Contacts:  Donald F. Bowler, Jr.   Mary Gambee    Patricia Stanton
           503/275-5702            503/275-6524   503/275-5773


               U. S. BANCORP TO UTILIZE PURCHASE ACCOUNTING IN
                      CALIFORNIA BANCSHARES TRANSACTION

PORTLAND, Ore.--The U. S. Bancorp (Nasdaq:  USBC) board of directors today
announced U. S. Bancorp's intention to account for its pending acquisition of
California Bancshares, Inc. (Nasdaq:  CABI) as a purchase rather than a
pooling of interests.  All other terms of the acquisition agreement remain
the same.
          The purchase method of accounting provides for U. S. Bancorp to
repurchase its existing outstanding common stock from time to time in the
open market, up to the approximately 9.7 million shares to be issued in the
transaction.
          Under the terms of the acquisition, which was announced on
February 12, 1996, each share of California Bancshares common stock will be
converted into .95 shares of U. S. Bancorp common stock.  The merger is
subject to approval by regulators and California Bancshares shareholders.
          California Bancshares is a $1.6 billion bank holding company.  It
has nine commercial bank subsidiaries, comprised of 38 branches, operating in
communities throughout Alameda, Contra Costa, Stanislaus and San Joaquin
counties and one branch in northern Santa Clara county.

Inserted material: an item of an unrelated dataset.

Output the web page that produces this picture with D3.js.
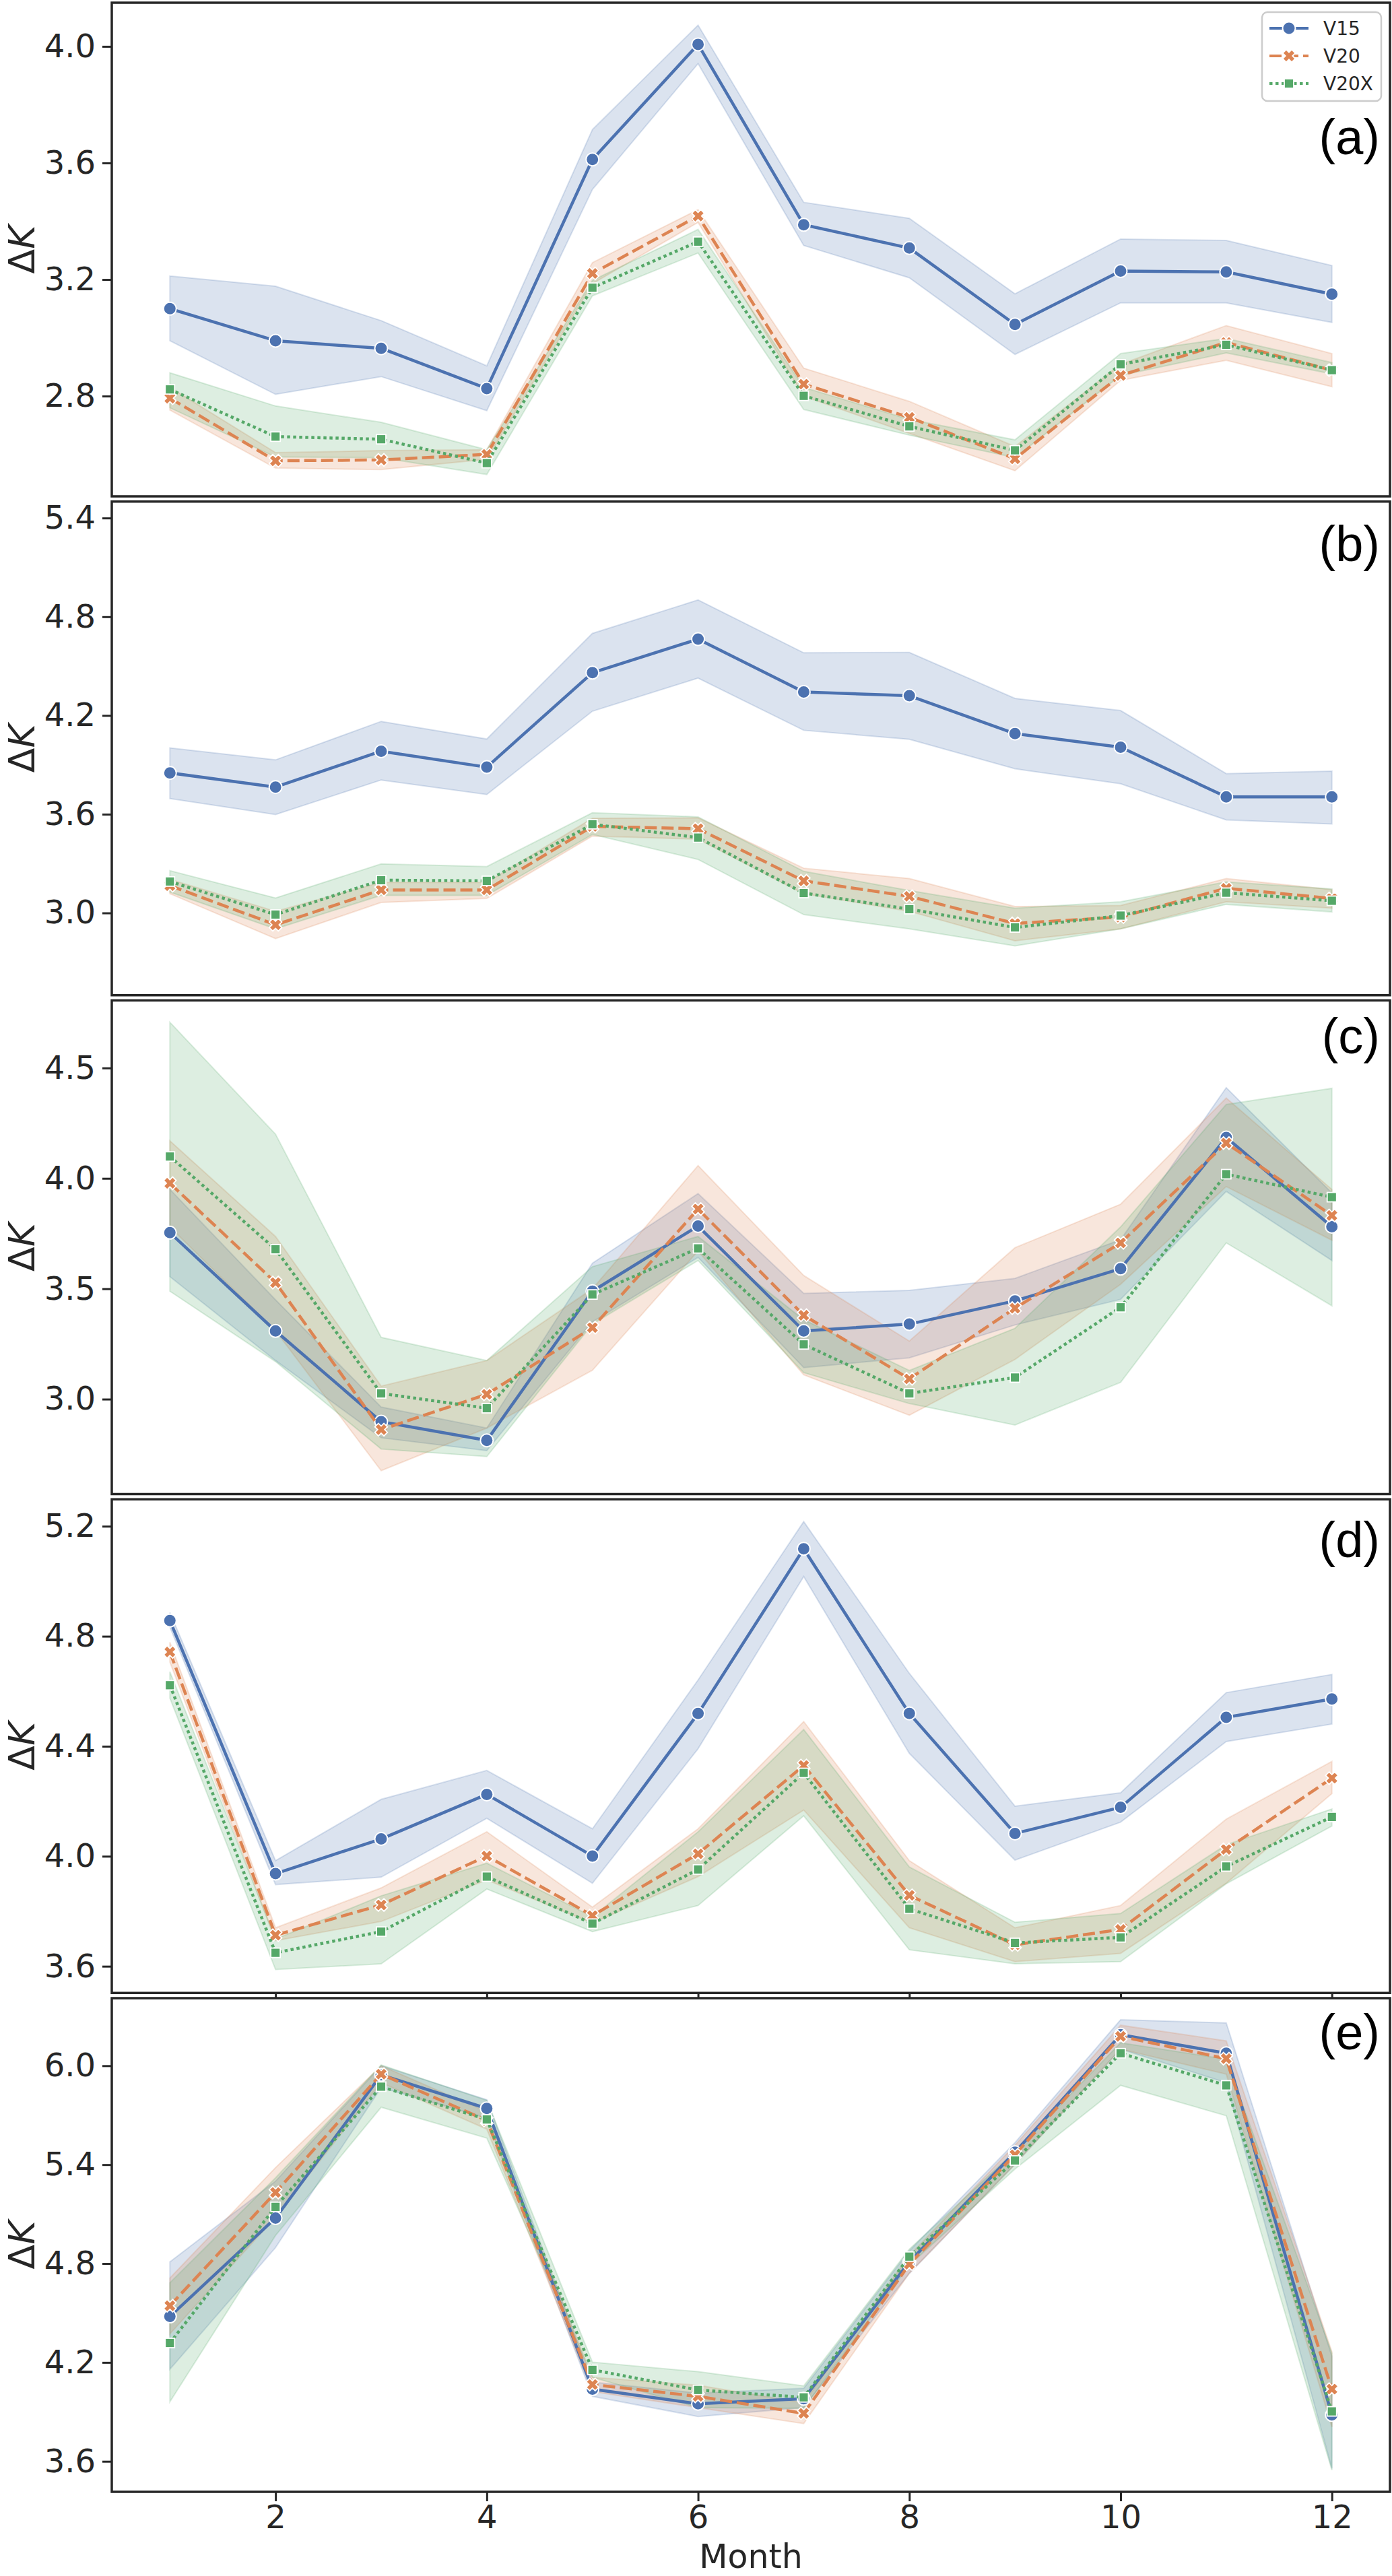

          U. S. Bank of California currently is a $2 billion bank subsidiary
of U. S. Bancorp which operates 57 branches in 22 northern counties of
California.  U. S. Bancorp is one of the 30 largest bank holding companies in
the nation with assets of approximately $32 billion.  The company provides
comprehensive financial products and services to retail consumers, businesses
and corporations, and to individual and institutional investors through
subsidiary banks in the six western states.